Home Education Scotland is a newly-created membership body, which plans to create training materials and lobby around home education.

Preparing for this week’s announcement of school closures, education officials have been preparing homework packs and distance-learning materials.

Mark home educates his 11-year-old daughter at home in Blackford, near Auchterarder, while his 14-year-old son currently attends school.

He said he would advise parents not to try and replicate the classroom.

He said images of home educating parents sitting around the kitchen table ploughing through course work with their children were often wide of the mark.

He said: “Most home educators do not follow a curriculum. We try not to do lots and lots of formal teaching. Try and keep children comfortable and be led by them.

“If they want to do a maths worksheet, then there are lots of resources online. If they want to sit and read then that is ok too. Stop worrying about trying to keep up with school.

“We don’t do school at home because it’s not a school environment and that can go on to create tension and that is what we do not want at a time like this.”

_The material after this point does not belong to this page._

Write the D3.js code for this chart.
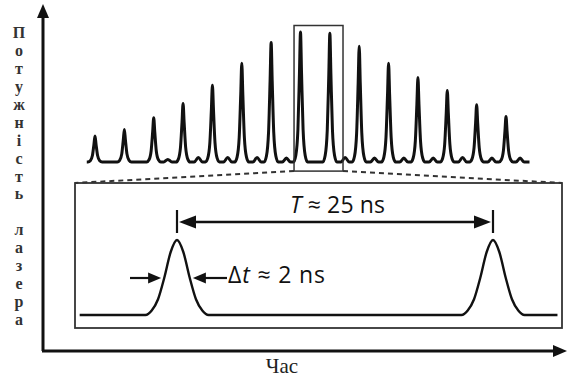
<!DOCTYPE html>
<html>
<head>
<meta charset="utf-8">
<script src="https://cdn.jsdelivr.net/npm/d3@7.9.0/dist/d3.min.js"></script>
<style>
  html, body { margin: 0; padding: 0; background: #fff; }
  svg { display: block; }
</style>
</head>
<body>
<svg width="568" height="380"></svg>
<script>
// pulse train: peak times (ns) and relative power
const pulseTimes = [0, 25, 50, 75, 100, 125, 150, 175, 200, 225, 250, 275, 300, 325, 350];
const pulsePower = [0.20, 0.25, 0.34, 0.45, 0.59, 0.76, 0.92, 1.0, 0.99, 0.89, 0.76, 0.65, 0.55, 0.44, 0.35];

// small satellite bumps between the pulses
const bumpTimes = [62, 88, 113, 138, 163, 213, 238, 263, 288, 313, 338, 362];
const bumpPower = [0.02, 0.035, 0.035, 0.035, 0.03, 0.035, 0.03, 0.03, 0.03, 0.035, 0.03, 0.03];

// shape of one spike: offset from its peak (ns) and fraction of peak
const spikeOffsets = [-6, -4, -2.2, -0.9, 0, 0.9, 2.2, 4, 6];
const spikeLevels = [0, 0.05, 0.25, 0.68, 1, 0.68, 0.25, 0.05, 0];
const bumpOffsets = [-3.5, 0, 3.5];
const bumpLevels = [0, 1, 0];
const traceRange = [-7, 370];

// zoomed window of the train (ns) and its height
const zoomWindow = [169.5, 211.2];
const zoomLevels = [-0.07, 1.05];

// inset: two pulses one period apart
const insetPeaks = [0, 25];
const insetOffsets = [-2.5, -2, -1.5, -1, -0.5, 0, 0.5, 1, 1.5, 2, 2.5];
const insetLevels = [0, 0.06, 0.21, 0.5, 0.84, 1, 0.84, 0.5, 0.21, 0.06, 0];
const insetRange = [-7.7, 30.1];
const fwhm = [-1.1, 1.1];

const yLabel = 'Потужність лазера';
const xLabel = 'Час';
const periodLabel = ['T', ' ≈ 25 ns'];
const widthLabel = ['Δ', 't', ' ≈ 2 ns'];

const svg = d3.select('svg');
const ink = '#111';

let x = d3.scaleLinear().domain([0, 350]).range([95, 506]);
let y = d3.scaleLinear().domain([0, 1]).range([162, 32]);
let xi = d3.scaleLinear().domain([0, 25]).range([177, 493]);
let yi = d3.scaleLinear().domain([0, 1]).range([315, 240]);

function arrowHead(g, tipX, tipY, dir, len, half) {
  let pts;
  if (dir === 'right') pts = [[tipX, tipY], [tipX - len, tipY - half], [tipX - len, tipY + half]];
  if (dir === 'left') pts = [[tipX, tipY], [tipX + len, tipY - half], [tipX + len, tipY + half]];
  if (dir === 'up') pts = [[tipX, tipY], [tipX - half, tipY + len], [tipX + half, tipY + len]];
  g.append('path').attr('d', 'M' + pts.join('L') + 'Z').attr('fill', ink);
}

// axes (plain arrows, no ticks)
const axes = svg.append('g');
axes.append('line').attr('x1', 43).attr('y1', 351).attr('x2', 43).attr('y2', 14)
  .attr('stroke', ink).attr('stroke-width', 3);
axes.append('line').attr('x1', 42).attr('y1', 351).attr('x2', 556).attr('y2', 351)
  .attr('stroke', ink).attr('stroke-width', 3);
arrowHead(axes, 43, 4, 'up', 14, 6);
arrowHead(axes, 567, 351, 'right', 14, 6);

// vertical label, one letter per row
let letters = Array.from(yLabel);
svg.append('g').selectAll('text')
  .data(letters)
  .join('text')
  .attr('x', 19)
  .attr('y', (d, i) => 38 + i * 17.94)
  .attr('text-anchor', 'middle')
  .attr('font-family', 'Liberation Serif')
  .attr('font-weight', 'bold')
  .attr('font-size', 16)
  .attr('fill', '#333')
  .text((d) => d);

svg.append('text')
  .attr('x', 282).attr('y', 373)
  .attr('text-anchor', 'middle')
  .attr('font-family', 'Liberation Serif')
  .attr('font-size', 21)
  .attr('fill', '#222')
  .text(xLabel);

// build the train trace
let trace = [[traceRange[0], 0]];
pulseTimes.forEach((t, i) => {
  spikeOffsets.forEach((o, k) => trace.push([t + o, pulsePower[i] * spikeLevels[k]]));
});
bumpTimes.forEach((t, i) => {
  bumpOffsets.forEach((o, k) => trace.push([t + o, bumpPower[i] * bumpLevels[k]]));
});
trace.push([traceRange[1], 0]);
trace.sort((a, b) => a[0] - b[0]);

let trainLine = d3.line()
  .x((d) => x(d[0]))
  .y((d) => y(d[1]))
  .curve(d3.curveMonotoneX);

svg.append('path')
  .attr('d', trainLine(trace))
  .attr('fill', 'none')
  .attr('stroke', ink)
  .attr('stroke-width', 3)
  .attr('stroke-linejoin', 'round');

// zoom box on the train
let zx0 = x(zoomWindow[0]), zx1 = x(zoomWindow[1]);
let zy0 = y(zoomLevels[1]), zy1 = y(zoomLevels[0]);
svg.append('rect')
  .attr('x', zx0).attr('y', zy0)
  .attr('width', zx1 - zx0).attr('height', zy1 - zy0)
  .attr('fill', 'none').attr('stroke', '#333').attr('stroke-width', 1.5);

// inset frame
const inset = { x0: 75, y0: 183, x1: 562, y1: 328 };
svg.append('rect')
  .attr('x', inset.x0).attr('y', inset.y0)
  .attr('width', inset.x1 - inset.x0).attr('height', inset.y1 - inset.y0)
  .attr('fill', 'none').attr('stroke', '#333').attr('stroke-width', 1.8);

// dashed connectors
[[zx0, inset.x0], [zx1, inset.x1]].forEach(([a, b]) => {
  svg.append('line')
    .attr('x1', a).attr('y1', zy1).attr('x2', b).attr('y2', inset.y0)
    .attr('stroke', '#333').attr('stroke-width', 2)
    .attr('stroke-dasharray', '5,4');
});

// inset pulses
let insetTrace = [[insetRange[0], 0]];
insetPeaks.forEach((t) => {
  insetOffsets.forEach((o, k) => insetTrace.push([t + o, insetLevels[k]]));
});
insetTrace.push([insetRange[1], 0]);

let insetLine = d3.line()
  .x((d) => xi(d[0]))
  .y((d) => yi(d[1]))
  .curve(d3.curveMonotoneX);

svg.append('path')
  .attr('d', insetLine(insetTrace))
  .attr('fill', 'none')
  .attr('stroke', ink)
  .attr('stroke-width', 2.4);

// period marker
const ann = svg.append('g');
insetPeaks.forEach((t) => {
  ann.append('line')
    .attr('x1', xi(t)).attr('x2', xi(t))
    .attr('y1', 210).attr('y2', 233)
    .attr('stroke', ink).attr('stroke-width', 2.2);
});
ann.append('line')
  .attr('x1', xi(insetPeaks[0]) + 10).attr('x2', xi(insetPeaks[1]) - 10)
  .attr('y1', 222).attr('y2', 222)
  .attr('stroke', ink).attr('stroke-width', 2.4);
arrowHead(ann, xi(insetPeaks[0]) + 2, 222, 'left', 17, 6.5);
arrowHead(ann, xi(insetPeaks[1]) - 2, 222, 'right', 17, 6.5);

// pulse width marker
let wy = yi(0.5) + 0.5;
ann.append('line')
  .attr('x1', 130).attr('x2', xi(fwhm[0]) - 8)
  .attr('y1', wy).attr('y2', wy)
  .attr('stroke', ink).attr('stroke-width', 2.2);
arrowHead(ann, xi(fwhm[0]) - 2, wy, 'right', 13, 5.5);
ann.append('line')
  .attr('x1', xi(fwhm[1]) + 8).attr('x2', 227)
  .attr('y1', wy).attr('y2', wy)
  .attr('stroke', ink).attr('stroke-width', 2.2);
arrowHead(ann, xi(fwhm[1]) + 2, wy, 'left', 13, 5.5);

let tText = ann.append('text')
  .attr('x', 290).attr('y', 213)
  .attr('font-family', 'Open Sans')
  .attr('font-size', 23)
  .attr('fill', ink)
  .attr('textLength', 95)
  .attr('lengthAdjust', 'spacing')
  .attr('xml:space', 'preserve');
tText.append('tspan').attr('font-style', 'italic').text(periodLabel[0]);
tText.append('tspan').text(periodLabel[1]);

let wText = ann.append('text')
  .attr('x', 228).attr('y', 283)
  .attr('font-family', 'Open Sans')
  .attr('font-size', 23)
  .attr('fill', ink)
  .attr('textLength', 97)
  .attr('lengthAdjust', 'spacing')
  .attr('xml:space', 'preserve');
wText.append('tspan').text(widthLabel[0]);
wText.append('tspan').attr('font-style', 'italic').text(widthLabel[1]);
wText.append('tspan').text(widthLabel[2]);
</script>
</body>
</html>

He said it was “very easy to worry about children falling behind” but as long as they “are comfortable and happy” then the learning experiences would come.

He said some parents could be anxious because “they found school difficult themselves” and they are aware they “are not teachers”.

“People have been in touch asking what do I do with them during the day,” he said.

“We cook, read together, watch documentaries and discuss them. That is the kind of thing we do as home educators.”